Today marks seven months since the pizza of doom.
And I’m still alive.
But I’m feeling down.
Tomorrow I’m going to end things with Irish Two. At the weekend he really upset me with a mish mash of bullshit. I’m done. I’m not standing for it.
And I know it’s the right thing to do.
Because Irish Two makes me miss Irish One. Even more.
Kick him to the curb and keep on trying. You can get sex anywhere. You can get an asshole man even easier. Life’s too short for the BS. Keep your head up.
I’m glad you’re able to stand up for yourself and realize what you don’t want.
The above comment is right; life is too short for BS and these assholes just seem to be everywhere….
Congrats on making it this far. I’m surprised I’m still alive, too.
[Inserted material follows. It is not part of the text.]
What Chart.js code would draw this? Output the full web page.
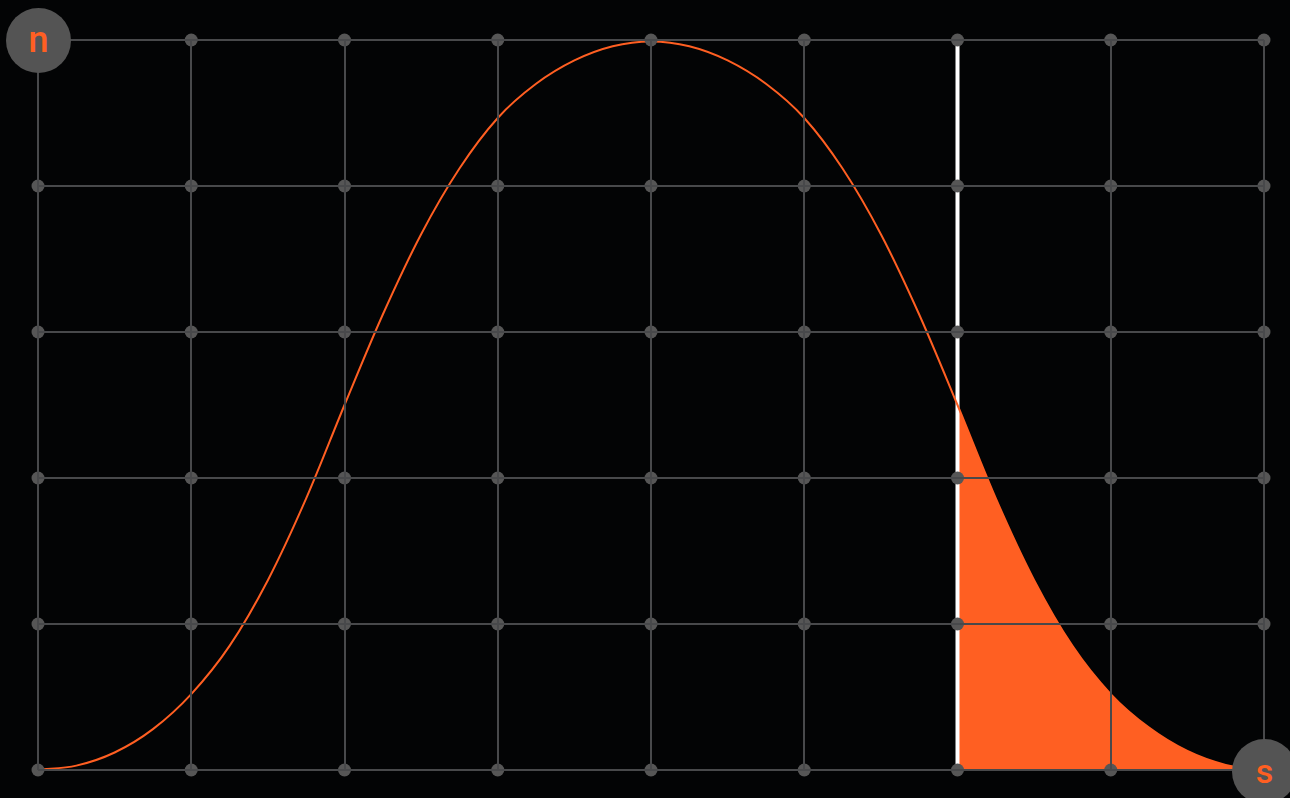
<!DOCTYPE html>
<html>
<head>
<meta charset="utf-8">
<script src="https://cdn.jsdelivr.net/npm/chart.js@4/dist/chart.umd.min.js"></script>
<style>
  html, body { margin: 0; padding: 0; background: #030405; overflow: hidden; }
  #wrap { position: relative; width: 1290px; height: 798px; }
  .badge {
    position: absolute; width: 65px; height: 65px; border-radius: 50%;
    background: #545454; color: #ff5f22; font-family: Roboto, "Noto Sans", sans-serif;
    font-weight: 500; display: flex; align-items: center; justify-content: center;
    line-height: 1; box-sizing: border-box;
  }
  #badgeN { left: 6px; top: 8px; font-size: 36px; padding-bottom: 1px; }
  #badgeS { left: 1232px; top: 739px; font-size: 34px; padding-bottom: 2px; }
</style>
</head>
<body>
<div id="wrap">
  <canvas id="chart" width="1290" height="798"></canvas>
  <div class="badge" id="badgeN">n</div>
  <div class="badge" id="badgeS">s</div>
</div>
<script>
  // valori
  var xTicks = [0, 1, 2, 3, 4, 5, 6, 7, 8];
  var yTicks = [0, 1, 2, 3, 4, 5];

  var curveX = [0, 0.25, 0.5, 0.75, 1, 1.25, 1.5, 1.75, 2, 2.25, 2.5, 2.75, 3, 3.25, 3.5, 3.75, 4,
                4.25, 4.5, 4.75, 5, 5.25, 5.5, 5.75, 6, 6.25, 6.5, 6.75, 7, 7.25, 7.5, 7.75, 8];
  var curveY = [0, 0.03, 0.12, 0.28, 0.52, 0.85, 1.30, 1.86, 2.50, 3.12, 3.67, 4.12, 4.466, 4.70, 4.86, 4.957, 4.99,
                4.957, 4.86, 4.70, 4.466, 4.12, 3.67, 3.12, 2.50, 1.86, 1.30, 0.85, 0.52, 0.29, 0.13, 0.035, 0];

  var cutX = 6;       // linea bianca
  var yMax = 5;

  var orange = '#ff5f22';
  var gridCol = '#48494b';

  var curvePts = curveX.map(function (x, i) { return { x: x, y: curveY[i] }; });
  var tailPts = curvePts.filter(function (p) { return p.x >= cutX; });
  var dots = [];
  xTicks.forEach(function (x) {
    yTicks.forEach(function (y) { dots.push({ x: x, y: y }); });
  });

  var ctx = document.getElementById('chart').getContext('2d');
  new Chart(ctx, {
    type: 'scatter',
    data: {
      datasets: [
        {
          label: 'dots',
          data: dots,
          pointRadius: 6.5,
          pointBackgroundColor: '#565656',
          pointBorderWidth: 0,
          showLine: false,
          clip: false,
          order: 0
        },
        {
          label: 'curve',
          data: curvePts,
          showLine: true,
          borderColor: orange,
          borderWidth: 2,
          pointRadius: 0,
          cubicInterpolationMode: 'monotone',
          clip: false,
          order: 1
        },
        {
          label: 'cut',
          data: [{ x: cutX, y: 0 }, { x: cutX, y: yMax }],
          showLine: true,
          borderColor: '#ffffff',
          borderWidth: 4,
          pointRadius: 0,
          order: 2
        },
        {
          label: 'tail',
          data: tailPts,
          showLine: true,
          borderWidth: 0,
          borderColor: orange,
          backgroundColor: orange,
          fill: 'origin',
          pointRadius: 0,
          cubicInterpolationMode: 'monotone',
          order: 3
        }
      ]
    },
    options: {
      responsive: false,
      animation: false,
      layout: { padding: { left: 38, right: 26, top: 40, bottom: 28 } },
      plugins: { legend: { display: false }, tooltip: { enabled: false } },
      scales: {
        x: {
          type: 'linear', min: 0, max: 8,
          afterBuildTicks: function (axis) { axis.ticks = xTicks.map(function (v) { return { value: v }; }); },
          ticks: { display: false },
          grid: {
            color: function (c) { return c.tick && c.tick.value === cutX ? 'rgba(0,0,0,0)' : gridCol; },
            lineWidth: 2, drawTicks: false, z: 1
          },
          border: { display: false }
        },
        y: {
          type: 'linear', min: 0, max: yMax,
          afterBuildTicks: function (axis) { axis.ticks = yTicks.map(function (v) { return { value: v }; }); },
          ticks: { display: false },
          grid: { color: gridCol, lineWidth: 2, drawTicks: false, z: 1 },
          border: { display: false }
        }
      }
    }
  });
</script>
</body>
</html>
Good for you! The right one will come along soon enough for both of us. Also, I didn’t know this had a like button. When did this happen?
I guess the one thing we can take from a bad breakup is the fact that the same BS won’t fly a second time … any niggling doubts or even minor red flags and I will be outta there ….
How are you doing with the 7-month marker? I am at around 4-months and I am still a wreck 😦
Oohhhhh, I tell you what, I remember the four-month marker. In my head it was going to be easier after three months. Four months was HARD. I remember Googling ‘four months since break up’ and a lot of people said the same. In fact, I think I blogged about it. It’s when hope is gone, and pain is less, and there’s just nothing. I hope you’re doing OK.
7 months on things are better. Simply because life got bigger around the grief. I think of him less. When I think of him, it hurts like hell. It just doesn’t happen as much these days.